More and more companies are taking this route – not attending the major exhibitions, but instead having their own shows where they can have the exclusive attention of all their customers. This path is now being followed by Honeywell, Rockwell, Emerson, ABB and most of the other majors. You won’t see many of them at the next ISA show.
Technical Conferences
Perhaps a brief mention should be made about the conferences that are usually held concurrently with many major exhibitions. During the boom times, I have myself presented technical papers with several hundred people in attendance. But these days, the technical conference is typically a bust. One is never sure whether the exhibition or the conference is the main event – though sometimes the conference involves the cost of a ticket, while the exhibition is free. But in any case that is reflected by poor attendance at both.

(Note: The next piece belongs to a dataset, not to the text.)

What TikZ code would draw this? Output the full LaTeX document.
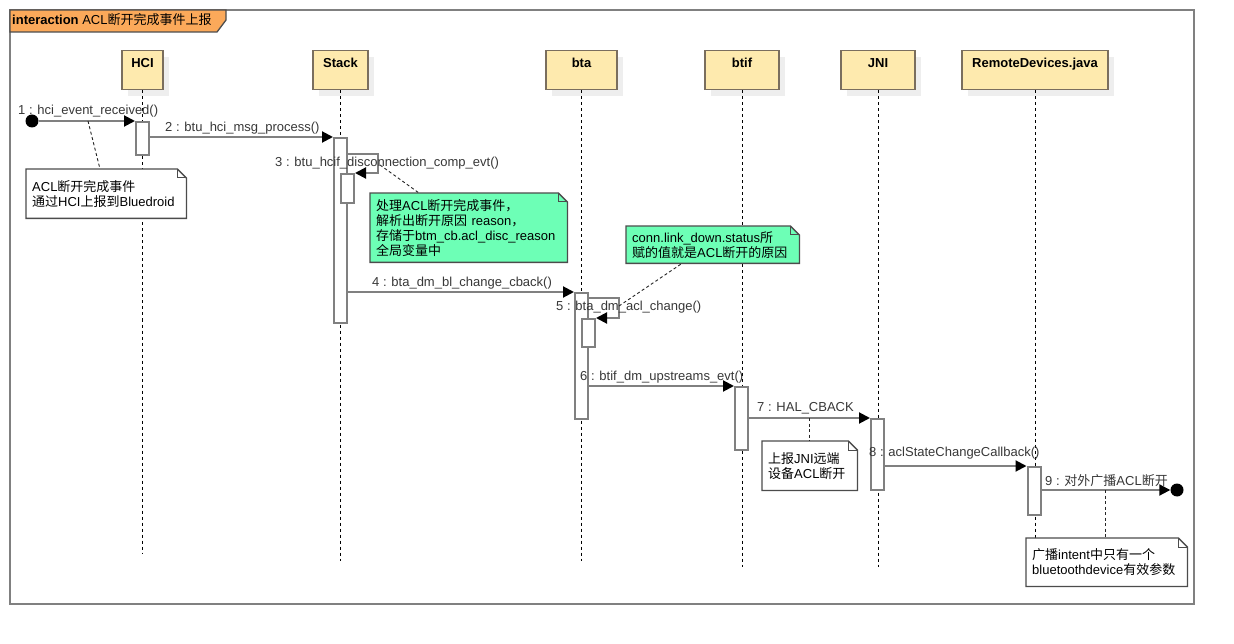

And most people know that all the technical papers will be available via the Internet, so why bother?
In recent times, there are more appropriate conferences that are evidently more successful. Automation Research (ARC), for example, hosts conferences where they invite a large base of important and influential end-users, with senior people from both end-user and supplier organizations – typically Presidents and CEOs – addressing the gathering. Contrast this with the boring content of the papers being presented at most other technical conferences. The cost is of the ARC conferences is high, but apparently more than justified by the focused program and valuable content; recent events have attracted excellent attendance. Perhaps this points the way to the future.